Immersed in the context of the recent bill sb1070 passed in Arizona that allows racial profiling, and before the launching of satyagraha in this part of the Planet, I was delighted to participate in another Wednesday's SOULar charger. These were the three points that I shared that night at the Kindness Temple:
1. A deeper understanding
2. Satyagraha (touching the heart of opponents)
3. Depaving the mind
1. A deeper understanding
From my point of view, compassion is the deepest form of understanding, because when you look with the eyes of compassion you "wear the shoes" of the other person, only to discover that there is no "other" person. We are one. And when one understands one loves, and when one loves one naturally acts in a way that can relief the suffering of "others". In reality, we are releasing our own suffering to heal as a family.
That is why injustice anywhere is a threat to justice everywhere.
When injustice happens we must act, not to exacerbate the fractures in our communities with more violence but to embrace love and truth. And for that, we require courage. This is collective dignity. To be nonviolent requires way more courage than to resort to physical force but are we brave enough to be nonviolent?
2. Satyagraha (touching the heart of opponents)
Satyagraha (or clinging to truth or soulforce) is a matter of the heart. Gandhi invented this term with his people in South Africa to refer the positive and spiritually based form of resistance that starts in the heart of the resister and inevitably produces creative action. A satyagrahi tries to hold to the truth in every situation.
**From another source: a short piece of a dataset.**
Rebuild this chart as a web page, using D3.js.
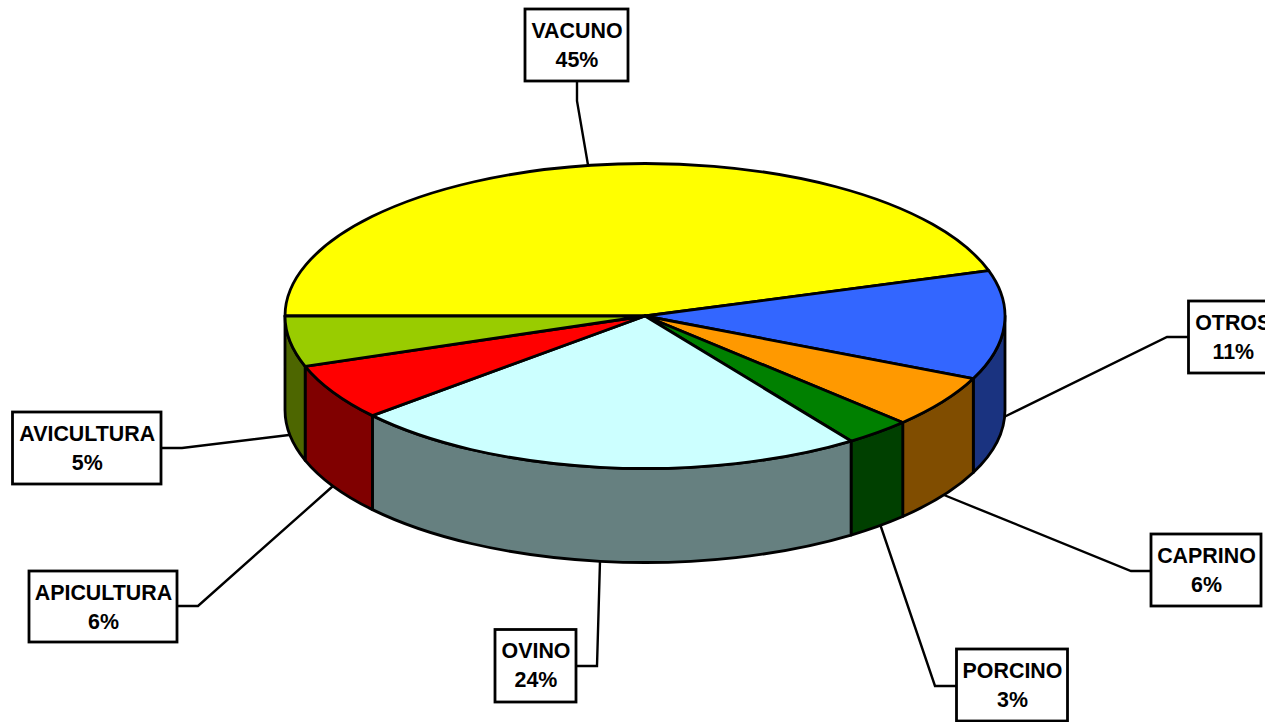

Some times rational argumentation between opposite points of view tend to get stale until one of the parts resorts to force (usually the part with more physical power). That's why one has to go beyond the mind. Gandhi explained:
“Things of fundamental importance to the people must be purchased with their suffering. You must be able to appeal not only to reason, but to the heart also.”
He added:
“What Satyagraha in these cases does is not to suppress reason but to free it from inertia and to establish its sovereignty over prejudice, hatred, and other baser passions. In other words, if one may paradoxically put it, it does not enslave, it compels reason to be free.”
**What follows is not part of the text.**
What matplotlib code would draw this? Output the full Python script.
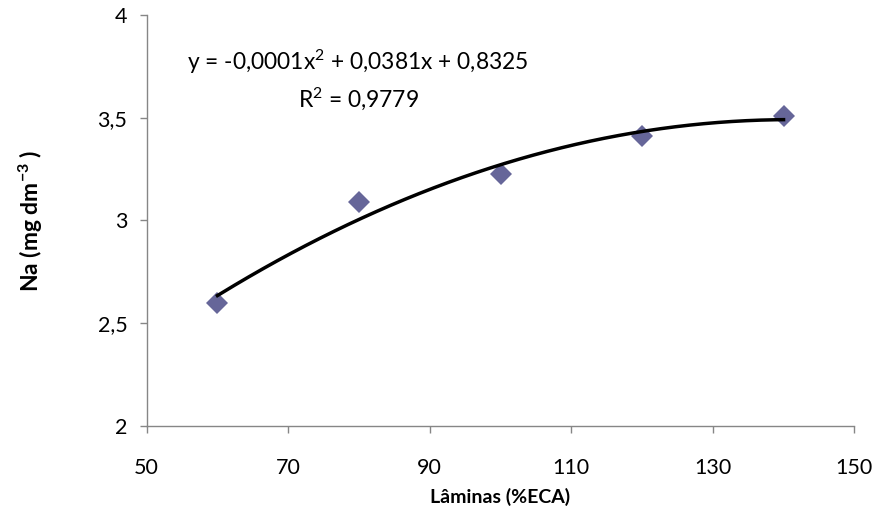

During the performance of satyagraha one tries to win the heart of the opponent by liberating his mind, by converting an enemy into a friend, into a brother.
3. Depaving the mind and the heart A child has a pure mind. A child's innocence has no conditioned thoughts. As we get old, we build up prejudices and rigid ways to process the information surrounding us. The traditional education systems, especially in the so-called West, pave our minds with a thick layer of the concrete of materialism, consumerism, scarcity, competition and isolation. We pave our minds with useless thoughts of having more and more, greed and violence at its best, that impede us to grow fully as human beings. We pave our hearts with apathy and indifference to the suffereing of "others".
To be in receptive silence, especially here on Wednesdays, is a way to depave the mind and the heart to see again, now with the lens of experience, reality as it is. One needs intelligence to convert data into knowledge, but one needs experience to convert knowledge into wisdom.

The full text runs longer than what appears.